A little knowledge is dangerous
I’ve always written, and people have always told me I was good at it. Roughly ten years ago, I was inspired to start writing more and posting it online. I had readers! I had actual fans!
After that, I decided to start writing “for real.” I’ve been writing daily, seeking out critique, revising, learning more about the art of writing. I’ve sold a short story, I’ve self-published an anthology with some friends.
So where do The Beatles come into this? At the beginning of their careers, John Lennon and Paul McCartney didn’t know how to read or write music. In fact, they actively avoided learning the theory of music and how to write it. Why? They were already writing amazing music. Unique, powerful, popular.
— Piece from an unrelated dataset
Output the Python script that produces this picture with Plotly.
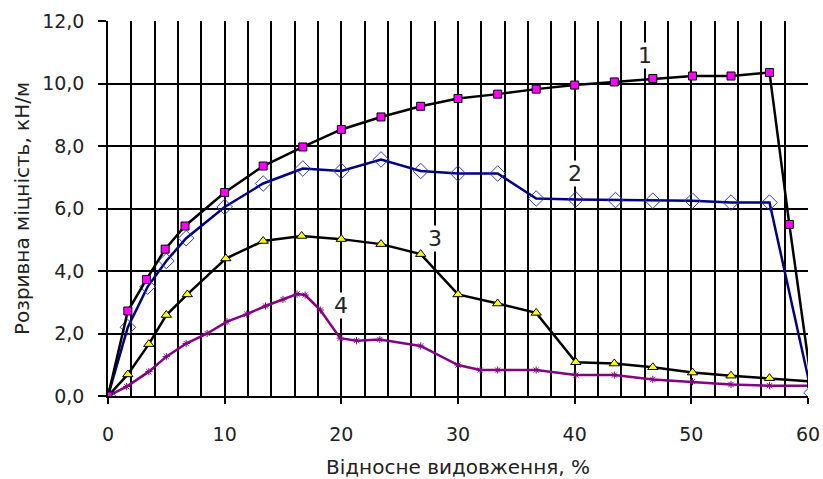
import plotly.graph_objects as go

# Series 1 (magenta squares)
x1 = [0, 1.7, 3.3, 4.9, 6.6, 10.0, 13.3, 16.7, 20.0, 23.4, 26.8, 30.0, 33.4, 36.7, 40.0, 43.4, 46.7, 50.1, 53.4, 56.7, 58.4, 60.3]
y1 = [0, 2.72, 3.73, 4.70, 5.44, 6.51, 7.36, 7.97, 8.53, 8.93, 9.27, 9.52, 9.66, 9.82, 9.95, 10.05, 10.16, 10.24, 10.24, 10.35, 5.49, 0.4]

# Series 2 (blue diamonds)
x2 = [0, 1.7, 3.4, 5.0, 6.7, 10.0, 13.3, 16.7, 20.0, 23.4, 26.8, 30.0, 33.4, 36.7, 40.1, 43.5, 46.7, 50.1, 53.4, 56.7, 60.3]
y2 = [0, 2.20, 3.50, 4.32, 5.05, 6.05, 6.80, 7.28, 7.20, 7.57, 7.20, 7.12, 7.12, 6.32, 6.29, 6.27, 6.25, 6.25, 6.19, 6.19, 0.1]

# Series 3 (yellow triangles)
x3 = [0, 1.7, 3.5, 5.0, 6.8, 10.1, 13.3, 16.6, 20.0, 23.4, 26.8, 30.0, 33.4, 36.7, 40.1, 43.4, 46.7, 50.1, 53.4, 56.7, 60.6]
y3 = [0, 0.69, 1.66, 2.59, 3.25, 4.40, 4.96, 5.12, 5.02, 4.86, 4.54, 3.25, 2.96, 2.66, 1.08, 1.04, 0.92, 0.75, 0.65, 0.57, 0.46]

# Series 4 (purple asterisks)
x4 = [0, 1.6, 3.5, 5.0, 6.7, 8.5, 10.2, 11.9, 13.5, 15.0, 16.2, 16.9, 18.2, 19.9, 21.3, 23.3, 26.8, 30.0, 31.9, 33.4, 36.7, 40.1, 43.4, 46.7, 50.1, 53.4, 56.7, 60.6]
y4 = [0, 0.30, 0.78, 1.26, 1.68, 2.00, 2.38, 2.62, 2.88, 3.09, 3.26, 3.23, 2.75, 1.85, 1.77, 1.81, 1.60, 0.99, 0.83, 0.83, 0.83, 0.67, 0.67, 0.53, 0.46, 0.37, 0.33, 0.33]

curve_labels = ["1", "2", "3", "4"]
label_x = [46, 40, 28, 20]
label_y = [10.9, 7.13, 5.05, 2.91]

x_title = "Відносне видовження, %"
y_title = "Розривна міцність, кН/м"

FONT = "DejaVu Sans"

fig = go.Figure()
fig.add_trace(go.Scatter(x=x4, y=y4, mode="lines+markers",
                         line=dict(color="#840084", width=2.5),
                         marker=dict(symbol="asterisk-open", size=6, color="#840084",
                                     line=dict(color="#840084", width=1)),
                         showlegend=False))
fig.add_trace(go.Scatter(x=x3, y=y3, mode="lines+markers",
                         line=dict(color="black", width=2.5),
                         marker=dict(symbol="triangle-up", size=9, color="#ffff00",
                                     line=dict(color="black", width=1)),
                         showlegend=False))
fig.add_trace(go.Scatter(x=x2, y=y2, mode="lines+markers",
                         line=dict(color="#000080", width=2.5),
                         marker=dict(symbol="diamond-open", size=12, color="#2a3ad0",
                                     line=dict(color="#2a3ad0", width=1)),
                         showlegend=False))
fig.add_trace(go.Scatter(x=x1, y=y1, mode="lines+markers",
                         line=dict(color="black", width=2.5),
                         marker=dict(symbol="square", size=8, color="#ff00ff",
                                     line=dict(color="black", width=1)),
                         showlegend=False))

for t, lx, ly in zip(curve_labels, label_x, label_y):
    fig.add_annotation(x=lx, y=ly, text=t, showarrow=False,
                       bgcolor="white", font=dict(family=FONT, size=22, color="#222"),
                       borderpad=0)

fig.update_layout(
    width=823, height=479,
    margin=dict(l=108, r=15, t=21, b=83),
    paper_bgcolor="white", plot_bgcolor="white",
    separators=", ",
    font=dict(family=FONT, size=19, color="#222"),
)
fig.update_xaxes(range=[0, 60], dtick=10, tick0=0,
                 showgrid=True, gridcolor="black", gridwidth=1.5,
                 minor=dict(dtick=2, showgrid=True, gridcolor="black", gridwidth=1.5),
                 ticks="outside", ticklen=6, tickcolor="black", tickwidth=1.5,
                 ticklabelstandoff=14,
                 showline=True, linecolor="black", linewidth=1.5, zeroline=False,
                 title=dict(text=x_title, font=dict(family=FONT, size=20), standoff=17),
                 automargin=False)
fig.update_yaxes(range=[0, 12], dtick=2, tick0=0, tickformat=".1f",
                 showgrid=True, gridcolor="black", gridwidth=1.5,
                 ticks="outside", ticklen=8, tickcolor="black", tickwidth=1.5,
                 ticklabelstandoff=10,
                 showline=True, linecolor="black", linewidth=1.5, zeroline=False,
                 title=dict(text=y_title, font=dict(family=FONT, size=20), standoff=7),
                 automargin=False)

fig.write_html("out.html",
               config={"displayModeBar": False},
               post_script="document.body.style.margin='0px';document.body.style.overflow='hidden';")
They were concerned that learning the rules would take away their spontaneity, negatively impact their ability to produce unique and wonderful music.
I used to write with a blithe lack of awareness of all the things I was doing wrong. I used adverbs unselfconsciously, didn’t know the difference between showing and telling, and I even wrote prologues!
Now, as I type, I stop and say, “Oh! Filter phrase!” “Show-don’t-tell!” and “Is that adverb necessary?” “Have I established my character in his or her normal surroundings?” “Have I hooked the reader?”
It slows me down, makes me doubt myself and makes it harder to enjoy the experience of crafting.
But when my muse finds me – often far too late at night – when I can find that groove, I finally forget all the little rules and just write. When I can put the nit-picky stuff aside, I can find my way back to the joy of writing.
Besides, I can edit out extraneous adverbs later.